## PROBLEM DESCRIPTION
Set the lines down again exactly, first line through the line that contains "cycles = np.arange(71)", with no pictures.
[BEGIN]
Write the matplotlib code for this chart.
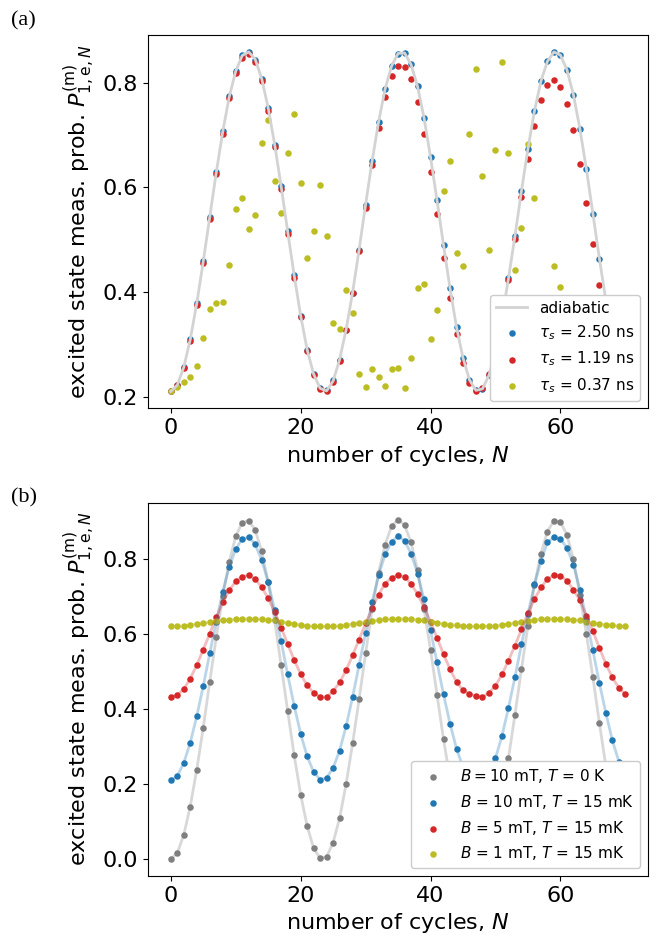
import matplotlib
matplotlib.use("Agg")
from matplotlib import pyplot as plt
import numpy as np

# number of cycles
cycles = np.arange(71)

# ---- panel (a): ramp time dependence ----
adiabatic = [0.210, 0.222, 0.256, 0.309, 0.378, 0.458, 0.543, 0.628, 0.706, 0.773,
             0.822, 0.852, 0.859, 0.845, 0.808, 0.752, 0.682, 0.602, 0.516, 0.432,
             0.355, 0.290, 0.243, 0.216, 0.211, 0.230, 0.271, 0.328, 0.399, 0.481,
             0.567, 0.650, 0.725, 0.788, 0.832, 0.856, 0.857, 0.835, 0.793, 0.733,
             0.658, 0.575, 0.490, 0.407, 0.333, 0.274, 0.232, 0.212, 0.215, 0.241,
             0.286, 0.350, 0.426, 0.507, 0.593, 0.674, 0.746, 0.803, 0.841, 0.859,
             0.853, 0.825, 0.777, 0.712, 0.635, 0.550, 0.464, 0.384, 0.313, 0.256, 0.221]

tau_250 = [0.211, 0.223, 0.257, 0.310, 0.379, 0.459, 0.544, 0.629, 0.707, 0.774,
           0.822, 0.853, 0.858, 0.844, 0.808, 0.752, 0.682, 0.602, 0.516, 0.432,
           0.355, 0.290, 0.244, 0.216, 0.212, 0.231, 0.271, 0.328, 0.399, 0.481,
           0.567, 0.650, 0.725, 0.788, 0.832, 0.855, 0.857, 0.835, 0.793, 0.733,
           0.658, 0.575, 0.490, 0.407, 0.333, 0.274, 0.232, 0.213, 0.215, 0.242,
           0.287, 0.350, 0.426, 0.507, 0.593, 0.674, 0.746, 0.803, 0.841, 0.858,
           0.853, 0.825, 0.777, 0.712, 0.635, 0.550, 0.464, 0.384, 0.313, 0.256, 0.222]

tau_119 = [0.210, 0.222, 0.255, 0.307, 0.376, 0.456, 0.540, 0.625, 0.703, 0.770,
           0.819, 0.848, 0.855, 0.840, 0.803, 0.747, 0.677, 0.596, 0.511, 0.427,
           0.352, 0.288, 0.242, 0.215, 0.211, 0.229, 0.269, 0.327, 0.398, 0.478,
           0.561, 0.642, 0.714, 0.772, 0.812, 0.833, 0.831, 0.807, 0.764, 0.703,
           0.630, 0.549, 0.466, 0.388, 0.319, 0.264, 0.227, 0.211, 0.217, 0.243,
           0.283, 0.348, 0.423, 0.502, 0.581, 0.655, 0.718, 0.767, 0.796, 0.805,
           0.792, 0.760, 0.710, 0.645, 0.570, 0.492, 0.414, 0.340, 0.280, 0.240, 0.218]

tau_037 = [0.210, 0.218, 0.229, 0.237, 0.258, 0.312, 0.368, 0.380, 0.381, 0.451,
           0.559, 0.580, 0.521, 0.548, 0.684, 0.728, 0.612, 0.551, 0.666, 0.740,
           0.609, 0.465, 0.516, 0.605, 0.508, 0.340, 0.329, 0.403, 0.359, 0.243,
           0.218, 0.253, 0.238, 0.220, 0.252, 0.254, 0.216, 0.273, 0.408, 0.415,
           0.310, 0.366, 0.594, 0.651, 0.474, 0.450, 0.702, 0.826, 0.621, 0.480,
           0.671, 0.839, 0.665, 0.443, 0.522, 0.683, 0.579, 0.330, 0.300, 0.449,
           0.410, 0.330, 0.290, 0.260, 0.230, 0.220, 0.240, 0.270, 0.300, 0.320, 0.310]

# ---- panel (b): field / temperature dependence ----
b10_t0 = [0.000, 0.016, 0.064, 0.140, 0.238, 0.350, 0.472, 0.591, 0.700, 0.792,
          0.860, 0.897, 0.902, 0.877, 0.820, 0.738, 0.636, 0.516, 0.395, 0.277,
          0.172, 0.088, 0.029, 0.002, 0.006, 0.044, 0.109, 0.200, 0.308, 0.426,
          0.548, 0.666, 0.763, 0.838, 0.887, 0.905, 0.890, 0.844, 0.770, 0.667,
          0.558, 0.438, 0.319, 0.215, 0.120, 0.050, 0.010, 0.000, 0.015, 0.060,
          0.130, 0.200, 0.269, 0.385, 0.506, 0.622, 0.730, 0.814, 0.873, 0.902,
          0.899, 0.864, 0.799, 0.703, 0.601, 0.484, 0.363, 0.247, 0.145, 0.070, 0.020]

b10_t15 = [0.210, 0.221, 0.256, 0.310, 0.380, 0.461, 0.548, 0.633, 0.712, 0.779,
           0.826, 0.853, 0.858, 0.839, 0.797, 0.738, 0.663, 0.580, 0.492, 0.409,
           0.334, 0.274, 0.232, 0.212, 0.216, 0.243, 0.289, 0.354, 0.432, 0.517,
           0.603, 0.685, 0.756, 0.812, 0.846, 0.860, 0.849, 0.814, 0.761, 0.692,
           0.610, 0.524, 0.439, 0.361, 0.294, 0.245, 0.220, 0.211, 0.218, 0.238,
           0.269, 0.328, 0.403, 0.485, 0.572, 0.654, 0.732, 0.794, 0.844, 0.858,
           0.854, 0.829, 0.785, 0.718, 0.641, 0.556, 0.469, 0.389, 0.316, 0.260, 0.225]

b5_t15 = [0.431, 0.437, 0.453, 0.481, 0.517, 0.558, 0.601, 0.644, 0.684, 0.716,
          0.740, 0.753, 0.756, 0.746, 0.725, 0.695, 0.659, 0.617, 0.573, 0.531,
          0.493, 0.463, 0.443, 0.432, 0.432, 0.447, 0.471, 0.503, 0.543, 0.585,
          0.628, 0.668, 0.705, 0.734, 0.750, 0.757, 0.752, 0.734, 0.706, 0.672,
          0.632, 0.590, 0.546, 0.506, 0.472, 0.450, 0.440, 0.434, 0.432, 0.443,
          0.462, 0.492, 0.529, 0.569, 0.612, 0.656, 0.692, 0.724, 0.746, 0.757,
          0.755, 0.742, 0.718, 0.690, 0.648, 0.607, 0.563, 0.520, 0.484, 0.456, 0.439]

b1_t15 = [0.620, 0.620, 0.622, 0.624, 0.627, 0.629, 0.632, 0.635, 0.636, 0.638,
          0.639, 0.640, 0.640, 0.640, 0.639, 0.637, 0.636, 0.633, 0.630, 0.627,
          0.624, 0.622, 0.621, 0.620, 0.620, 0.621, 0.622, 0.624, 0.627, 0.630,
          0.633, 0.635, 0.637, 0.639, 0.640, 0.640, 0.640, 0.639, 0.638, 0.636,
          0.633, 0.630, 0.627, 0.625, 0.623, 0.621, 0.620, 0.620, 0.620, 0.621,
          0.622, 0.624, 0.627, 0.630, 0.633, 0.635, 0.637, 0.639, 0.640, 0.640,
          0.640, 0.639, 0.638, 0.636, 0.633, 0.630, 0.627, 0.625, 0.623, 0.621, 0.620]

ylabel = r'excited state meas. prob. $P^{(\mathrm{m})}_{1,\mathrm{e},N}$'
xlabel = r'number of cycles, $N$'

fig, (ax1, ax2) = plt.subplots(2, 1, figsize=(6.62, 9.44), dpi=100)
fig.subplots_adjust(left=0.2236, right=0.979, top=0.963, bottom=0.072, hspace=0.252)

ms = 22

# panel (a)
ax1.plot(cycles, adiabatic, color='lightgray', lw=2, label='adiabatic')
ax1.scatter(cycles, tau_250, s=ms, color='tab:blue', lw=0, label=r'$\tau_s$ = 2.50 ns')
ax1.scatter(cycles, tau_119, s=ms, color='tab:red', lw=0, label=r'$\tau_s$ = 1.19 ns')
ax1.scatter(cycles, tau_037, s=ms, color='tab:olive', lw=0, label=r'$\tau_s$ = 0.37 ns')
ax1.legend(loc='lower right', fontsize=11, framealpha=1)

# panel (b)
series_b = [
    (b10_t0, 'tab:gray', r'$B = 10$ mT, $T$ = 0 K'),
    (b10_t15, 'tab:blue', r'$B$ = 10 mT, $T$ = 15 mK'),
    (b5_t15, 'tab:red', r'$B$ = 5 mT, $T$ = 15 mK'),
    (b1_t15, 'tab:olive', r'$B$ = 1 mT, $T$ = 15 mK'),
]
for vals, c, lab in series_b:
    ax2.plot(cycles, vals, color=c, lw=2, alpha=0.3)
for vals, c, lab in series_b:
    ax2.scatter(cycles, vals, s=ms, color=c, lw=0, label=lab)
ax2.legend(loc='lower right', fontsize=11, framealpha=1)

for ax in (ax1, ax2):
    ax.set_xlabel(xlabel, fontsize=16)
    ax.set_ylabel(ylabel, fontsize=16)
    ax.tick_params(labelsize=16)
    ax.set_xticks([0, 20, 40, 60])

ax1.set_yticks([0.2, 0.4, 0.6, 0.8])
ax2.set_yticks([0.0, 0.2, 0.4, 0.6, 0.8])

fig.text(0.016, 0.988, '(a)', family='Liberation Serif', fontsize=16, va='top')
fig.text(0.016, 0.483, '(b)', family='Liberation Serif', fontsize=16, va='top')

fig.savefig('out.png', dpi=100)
[END]
## ANSWER
Write the matplotlib code for this chart.
import matplotlib
matplotlib.use("Agg")
from matplotlib import pyplot as plt
import numpy as np

# number of cycles
cycles = np.arange(71)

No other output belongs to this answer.